I think it means more to have a physical album on CD or vinyl with the artwork as well. But if you want to hear a certain song then it’s by any means possible. I still use tapes and record on a tape machine so whatever it takes really.

How does it feel to look back over your career as anthologised on the new recording?

I am really happy that Mike Darby has put out this Anthology. I feel proud of my staying power and the fact that I have written so many songs over the years. I have enough songs to do an Anthology 2 and 3 and I have nearly finished recording a new album to be released later this year. I hadn’t quite realised how many songs I’d written over the years. It’s not bad for a life’s work and I continually write songs at the moment – it’s a bit like a CV. Also I’ve written a longer biography for this album, with much more detail than any before. It is very honest.
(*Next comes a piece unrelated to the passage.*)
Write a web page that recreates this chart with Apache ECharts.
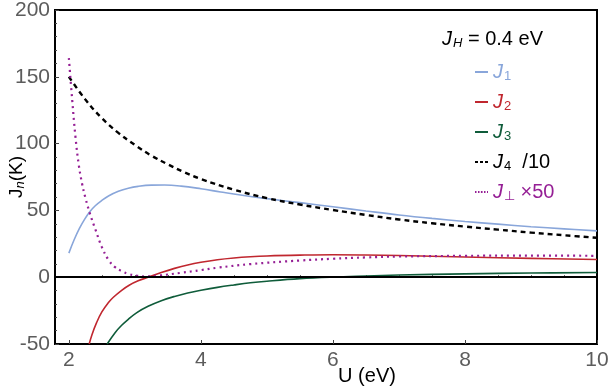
<!DOCTYPE html>
<html>
<head>
<meta charset="utf-8">
<script src="https://cdn.jsdelivr.net/npm/echarts@6/dist/echarts.min.js"></script>
<style>
  html, body { margin: 0; padding: 0; background: #fff; }
  #chart { width: 610px; height: 390px; }
</style>
</head>
<body>
<div id="chart"></div>
<script>
// values, [U (eV), J (K)]
var j1Points = [[2,18],[2.08,28],[2.16,36.5],[2.24,43.5],[2.32,49.2],[2.4,53.5],[2.5,57.5],[2.6,60.8],[2.75,64.3],[2.9,66.6],[3.05,68],[3.25,68.9],[3.45,69],[3.7,68.2],[4,66.2],[4.3,63.8],[4.6,61.5],[5,58.8],[5.5,55.8],[6,52.7],[6.5,49.6],[7,46.6],[7.5,44],[8,41.7],[8.5,39.7],[9,37.8],[9.5,36.2],[10,34.7]];
var j2Points = [[2.308,-50],[2.35,-43],[2.42,-34],[2.5,-26],[2.6,-19],[2.67,-15.2],[2.8,-9.8],[2.92,-5.8],[3.05,-2.7],[3.2,0],[3.4,3.5],[3.6,6.6],[3.8,9.2],[4,11.2],[4.25,13.1],[4.5,14.4],[4.75,15.3],[5,15.9],[5.5,16.5],[6,16.8],[6.5,16.6],[7,16.2],[8,15.1],[9,14.1],[10,13.2]];
var j3Points = [[2.58,-50],[2.7,-41.5],[2.8,-36],[2.9,-31.5],[3.03,-26.5],[3.2,-21.8],[3.4,-17.6],[3.6,-14.4],[3.8,-11.8],[4,-9.8],[4.25,-7.6],[4.5,-5.8],[4.75,-4.2],[5,-3],[5.5,-1.1],[6,0.1],[6.5,0.9],[7,1.6],[8,2.5],[9,3.1],[10,3.5]];
var j4Points = [[2,150],[2.25,133],[2.5,119],[2.75,108],[3,99],[3.25,91],[3.5,84.5],[3.75,78.5],[4,73.5],[4.5,65.5],[5,59.2],[5.5,54.4],[6,50.3],[6.5,46.6],[7,43.2],[7.5,40.4],[8,37.9],[8.5,35.6],[9,33.4],[9.5,31.4],[10,29.5]];
var jPerpPoints = [[2,164],[2.05,133],[2.1,105],[2.15,84],[2.2,70],[2.25,59.5],[2.32,47.5],[2.4,36],[2.5,22.5],[2.6,13],[2.7,7.5],[2.8,4.5],[2.9,2.5],[3.03,1.1],[3.2,0.6],[3.38,1.3],[3.7,3.3],[4,5.3],[4.25,7.1],[4.75,9.8],[5.5,12.5],[6,13.8],[6.5,14.8],[7,15.5],[8,16],[9,16.2],[10,16]];

// tick positions on the U axis
var uMajorTicks = [2, 4, 6, 8, 10];
var uMinorTicks = [2.5, 3, 3.5, 4.5, 5, 5.5, 6.5, 7, 7.5, 8.5, 9, 9.5];

var seriesNames = ['J1', 'J2', 'J3', 'J4', 'Jperp'];
var legendLabels = {
  J1: '{j|J}{s|1}',
  J2: '{j|J}{s|2}',
  J3: '{j|J}{s|3}',
  J4: '{j|J}{s|4}{t|  /10}',
  Jperp: '{j|J}{s|⊥}{t| ×50}'
};
var colors = {
  J1: '#89a6da',
  J2: '#c0272f',
  J3: '#0f5c3a',
  J4: '#000000',
  Jperp: '#951f95'
};
// shorter dash pattern for the little legend icons
var legendDash = { J4: [3, 2], Jperp: [1.5, 1.5] };

var font = 'Liberation Sans, Arial, sans-serif';
var chart = echarts.init(document.getElementById('chart'));

function lineSeries(name, data, width, type) {
  return {
    name: name,
    type: 'line',
    data: data,
    showSymbol: false,
    symbol: 'none',
    smooth: 0.4,
    color: colors[name],
    lineStyle: { color: colors[name], width: width, type: type }
  };
}

var series = [
  lineSeries('J1', j1Points, 1.6, 'solid'),
  lineSeries('J2', j2Points, 1.6, 'solid'),
  lineSeries('J3', j3Points, 1.6, 'solid'),
  lineSeries('J4', j4Points, 2.4, [5, 4]),
  lineSeries('Jperp', jPerpPoints, 2.2, [2, 4])
];
// black zero line
series[0].markLine = {
  silent: true,
  symbol: ['none', 'none'],
  label: { show: false },
  lineStyle: { color: '#000', width: 2, type: 'solid' },
  data: [{ yAxis: 0 }]
};

var axisFrame = { onZero: false, lineStyle: { color: '#000', width: 2 } };

var option = {
  animation: false,
  textStyle: { fontFamily: font },
  grid: {
    left: 55, right: 13, top: 10, bottom: 46,
    outerBoundsMode: 'none',
    containLabel: false,
    show: true, borderColor: '#000', borderWidth: 2
  },
  title: {
    text: '{j|J}{s|H}{t| = 0.4 eV}',
    left: 437, top: 24,
    textStyle: {
      fontFamily: font,
      fontWeight: 'normal',
      rich: {
        j: { fontStyle: 'italic', fontWeight: 'normal', fontSize: 20, color: '#000', fontFamily: font },
        s: { fontStyle: 'italic', fontWeight: 'normal', fontSize: 13, color: '#000', verticalAlign: 'bottom', fontFamily: font, padding: [8, 0, 0, 1] },
        t: { fontSize: 20, fontWeight: 'normal', color: '#000', fontFamily: font }
      }
    }
  },
  legend: {
    orient: 'vertical',
    left: 469, top: 56,
    itemWidth: 13, itemHeight: 2,
    itemGap: 8,
    data: seriesNames.map(function (n) {
      var item = { name: n, textStyle: { color: colors[n] } };
      if (legendDash[n]) item.lineStyle = { type: legendDash[n], width: 2 };
      return item;
    }),
    formatter: function (name) { return legendLabels[name]; },
    textStyle: {
      fontFamily: font,
      lineHeight: 22,
      rich: {
        j: { fontStyle: 'italic', fontSize: 20, fontFamily: font },
        s: { fontSize: 13, verticalAlign: 'bottom', fontFamily: font, padding: [8, 0, 0, 1] },
        t: { fontSize: 20, fontFamily: font }
      }
    }
  },
  xAxis: [
    {
      type: 'value',
      min: 1.79, max: 10,
      name: 'U (eV)',
      nameLocation: 'middle',
      nameGap: 22,
      nameMoveOverlap: false,
      nameTextStyle: { fontSize: 20, color: '#000', fontFamily: font, padding: [0, 0, 0, 82] },
      axisLine: axisFrame,
      axisTick: { inside: true, length: 4, customValues: uMajorTicks, lineStyle: { color: '#444' } },
      axisLabel: { fontSize: 21, color: '#5c5c5c', margin: 6, fontFamily: font, customValues: uMajorTicks },
      splitLine: { show: false }
    },
    {
      // minor ticks only
      type: 'value',
      min: 1.79, max: 10,
      position: 'bottom',
      axisLine: { show: false },
      axisTick: { inside: true, length: 2, customValues: uMinorTicks, lineStyle: { color: '#444' } },
      axisLabel: { show: false, customValues: uMinorTicks },
      splitLine: { show: false }
    }
  ],
  yAxis: {
    type: 'value',
    min: -50, max: 200, interval: 50,
    name: '{j|J}{s|n}{t|(K)}',
    nameLocation: 'middle',
    nameGap: 28,
    nameMoveOverlap: false,
    nameRotate: 90,
    nameTextStyle: {
      fontFamily: font,
      rich: {
        j: { fontSize: 19, color: '#000', fontFamily: font },
        s: { fontSize: 13, fontStyle: 'italic', color: '#000', verticalAlign: 'bottom', fontFamily: font, padding: [8, 0, 0, 0] },
        t: { fontSize: 19, color: '#000', fontFamily: font }
      }
    },
    axisLine: axisFrame,
    axisTick: { inside: true, length: 4, lineStyle: { color: '#444' } },
    minorTick: { show: true, splitNumber: 5, length: 2, lineStyle: { color: '#444' } },
    axisLabel: { fontSize: 21, color: '#5c5c5c', margin: 5, fontFamily: font },
    splitLine: { show: false }
  },
  series: series
};

chart.setOption(option);
</script>
</body>
</html>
It has made me remember the days of punk and the young woman I was then; of how important it has always been for me to be myself and find my uniqueness even if it is not currently trendy or fashionable. And has reminded me, again, of why I do music.
RITA Lynch Story to Tell packshot
If you could hop back in time, is there any single key choice you’ve made that you’d like to change, and if so, what & why?

I wish I had been more confident when I first started. There are things I regret but, I’m still here writing songs, doing music and still gigging. I love singing, especially since stopping smoking. It still feels new and exciting, I am more hopeful now than I’ve been in a long while.

Women in the music business have come a long way since Billie, Janis & Aretha; do you think women artists now have true equality with their male counterparts?

Women artists do not have true equality with men. They have the equality that men allow them. The same as in every other aspect of life. A lot of changes still have to happen. Both men and women have to look in to their own hearts, to be open and honest about these inequalities. It is not an easy task but I am hopeful.

What’s the best thing about the Bristol music scene…?

The best thing about the Bristol music scene is its diversity. Having lived in St Pauls for over 30 years I really appreciate the mix of cultures and ethnicity that is reflected in the music here.
…and keeping it positive, what would you say needs the most improvement in the scene?
I think more cheap venues would be good with bands playing every evening.

How has the music scene in town changed since you first started out (assuming it has changed in any significant way)?

It has changed and evolved as everywhere has in the last 30 years. I think there are more bands in Bristol now than there used to be.

Do you think Bristol is a good place for a band to launch a career, and if so why…and if not, why not?

I think Bristol is as good a place as anywhere to launch a career. With computers these days it’s not so important where you are located as long as you have a strong presence on the internet. And, as in so many other areas, it’s not so much where you are as who you know.

What have been some of your most memorable gigs in town?

One of my most memorable gigs in town was Sound City in about 1993 or 1994. I played on Castle Park; it was exciting – John Peel was there. Playing at the Fleece as part of Ladyfest in 2003 or 2004 when the Gossip headlined; playing at the Bierkeller when I was filmed for Channel 4. All these gigs stand out but there have been so many. Playing at Ashton Court Festival was always great.

We’ve lost some great venues over the decades (the Granary, Western Star Domino Club, the Dugout etc.); anywhere that you particularly miss?

The Western Star Domino Club was totally great, a really cool venue, The Malaap was great for a while.

Outside of town people have a perception that it’s all trip-hop round these parts; but Bristol has always had a wildly eclectic scene (the Brilliant Corners to Onslaught; the Seers to the Blue Aeroplanes), what’s your take on outside perceptions of the Bristol sound?

People always will focus on the bands that gain success and fame because they’re the bands they hear about. The Blue Aeroplanes have been very successful as well but don’t tend to get the same recognition.

Building on that question, is there anything that you think makes the scene here unique?

I used to enjoy the squat gigs, they were always so exciting and allowed many people a platform to start from. My first band ever, Rita and the Piss Artists, played mostly squat gigs. There was always such an air of excitement and possibilities at those shows. Maybe it was the same in other cities, but at the time I felt it to be unique to Bristol. It’s a shame it’s all become quite corporate now.

Would you care to mention a few of your favourite local bands – new outfits to check out, under sung acts from the past and any defunct groups worthy of resurrection?

So many bands, too many to mention but, from the past, God Bless You were brilliant – intense and dark, brilliant melodies. They were like the Bristol sound before the Bristol sound was invented.

So we’re finally getting an arena…probably. What’s your view…what impact do you think it will have on the musical landscape?

Artists on my level rarely get to play in big venues like the proposed Arena. I suppose it will make a few rich people even richer.